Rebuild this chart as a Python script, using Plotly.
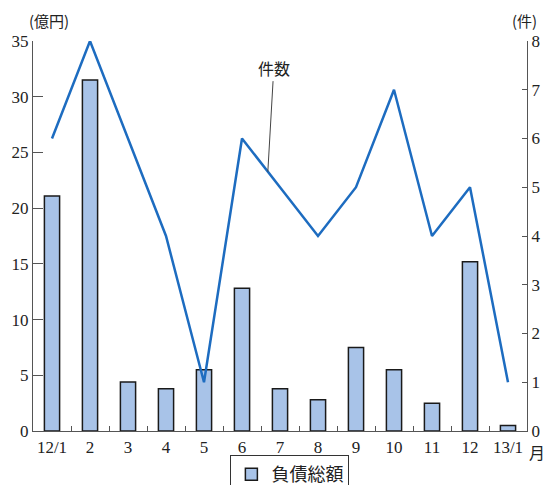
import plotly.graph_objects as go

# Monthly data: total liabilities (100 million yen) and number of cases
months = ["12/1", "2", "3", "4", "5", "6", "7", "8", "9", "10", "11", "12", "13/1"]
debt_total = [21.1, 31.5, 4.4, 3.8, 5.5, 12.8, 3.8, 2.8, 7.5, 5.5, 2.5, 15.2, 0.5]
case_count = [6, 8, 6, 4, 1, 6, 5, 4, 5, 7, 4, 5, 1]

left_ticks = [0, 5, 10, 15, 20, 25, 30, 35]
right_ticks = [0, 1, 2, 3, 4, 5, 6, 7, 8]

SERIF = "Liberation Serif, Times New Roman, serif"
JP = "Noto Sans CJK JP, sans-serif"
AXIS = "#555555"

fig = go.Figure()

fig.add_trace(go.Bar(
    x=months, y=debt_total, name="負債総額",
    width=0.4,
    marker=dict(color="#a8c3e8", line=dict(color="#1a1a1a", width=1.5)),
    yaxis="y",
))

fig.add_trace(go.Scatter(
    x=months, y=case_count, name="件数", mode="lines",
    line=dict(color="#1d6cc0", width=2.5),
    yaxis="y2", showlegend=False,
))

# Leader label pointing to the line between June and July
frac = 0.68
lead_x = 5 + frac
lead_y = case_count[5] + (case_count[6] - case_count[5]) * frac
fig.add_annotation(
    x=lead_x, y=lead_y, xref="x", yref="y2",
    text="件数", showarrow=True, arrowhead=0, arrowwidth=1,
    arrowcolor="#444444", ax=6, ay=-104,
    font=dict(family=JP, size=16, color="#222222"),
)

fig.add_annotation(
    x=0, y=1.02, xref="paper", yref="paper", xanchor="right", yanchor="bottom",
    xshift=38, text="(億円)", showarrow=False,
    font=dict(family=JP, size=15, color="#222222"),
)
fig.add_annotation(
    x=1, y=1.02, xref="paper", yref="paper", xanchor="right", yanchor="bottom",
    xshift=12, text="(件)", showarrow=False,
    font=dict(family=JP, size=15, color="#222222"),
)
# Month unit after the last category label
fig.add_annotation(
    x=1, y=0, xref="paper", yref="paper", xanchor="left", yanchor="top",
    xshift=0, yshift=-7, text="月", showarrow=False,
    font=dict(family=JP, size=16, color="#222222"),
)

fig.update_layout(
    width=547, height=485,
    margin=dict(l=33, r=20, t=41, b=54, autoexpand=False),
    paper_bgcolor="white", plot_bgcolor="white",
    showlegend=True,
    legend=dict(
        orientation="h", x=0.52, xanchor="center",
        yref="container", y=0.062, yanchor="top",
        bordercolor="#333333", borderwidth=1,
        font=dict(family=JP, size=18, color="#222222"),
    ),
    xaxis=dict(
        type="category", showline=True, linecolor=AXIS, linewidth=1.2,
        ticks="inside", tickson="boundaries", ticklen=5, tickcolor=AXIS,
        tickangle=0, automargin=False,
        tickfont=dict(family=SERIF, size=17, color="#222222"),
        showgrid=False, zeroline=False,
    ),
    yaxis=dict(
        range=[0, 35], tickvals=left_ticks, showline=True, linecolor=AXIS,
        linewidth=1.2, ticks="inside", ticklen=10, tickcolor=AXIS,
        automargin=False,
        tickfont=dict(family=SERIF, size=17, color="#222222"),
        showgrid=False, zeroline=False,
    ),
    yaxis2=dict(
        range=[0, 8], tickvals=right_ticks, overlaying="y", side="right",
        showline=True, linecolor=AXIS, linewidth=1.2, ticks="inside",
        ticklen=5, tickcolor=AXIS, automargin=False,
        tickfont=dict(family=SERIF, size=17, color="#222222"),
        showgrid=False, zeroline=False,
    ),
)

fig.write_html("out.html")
══════════════════════════════
Exercise instructions -> Starting at the first line of the material, output exactly the lines up to and including the one with "5, 7, 4, 5, 1]". Do not include the pictures.

Task output ->
Rebuild this chart as a Python script, using Plotly.
import plotly.graph_objects as go

# Monthly data: total liabilities (100 million yen) and number of cases
months = ["12/1", "2", "3", "4", "5", "6", "7", "8", "9", "10", "11", "12", "13/1"]
debt_total = [21.1, 31.5, 4.4, 3.8, 5.5, 12.8, 3.8, 2.8, 7.5, 5.5, 2.5, 15.2, 0.5]
case_count = [6, 8, 6, 4, 1, 6, 5, 4, 5, 7, 4, 5, 1]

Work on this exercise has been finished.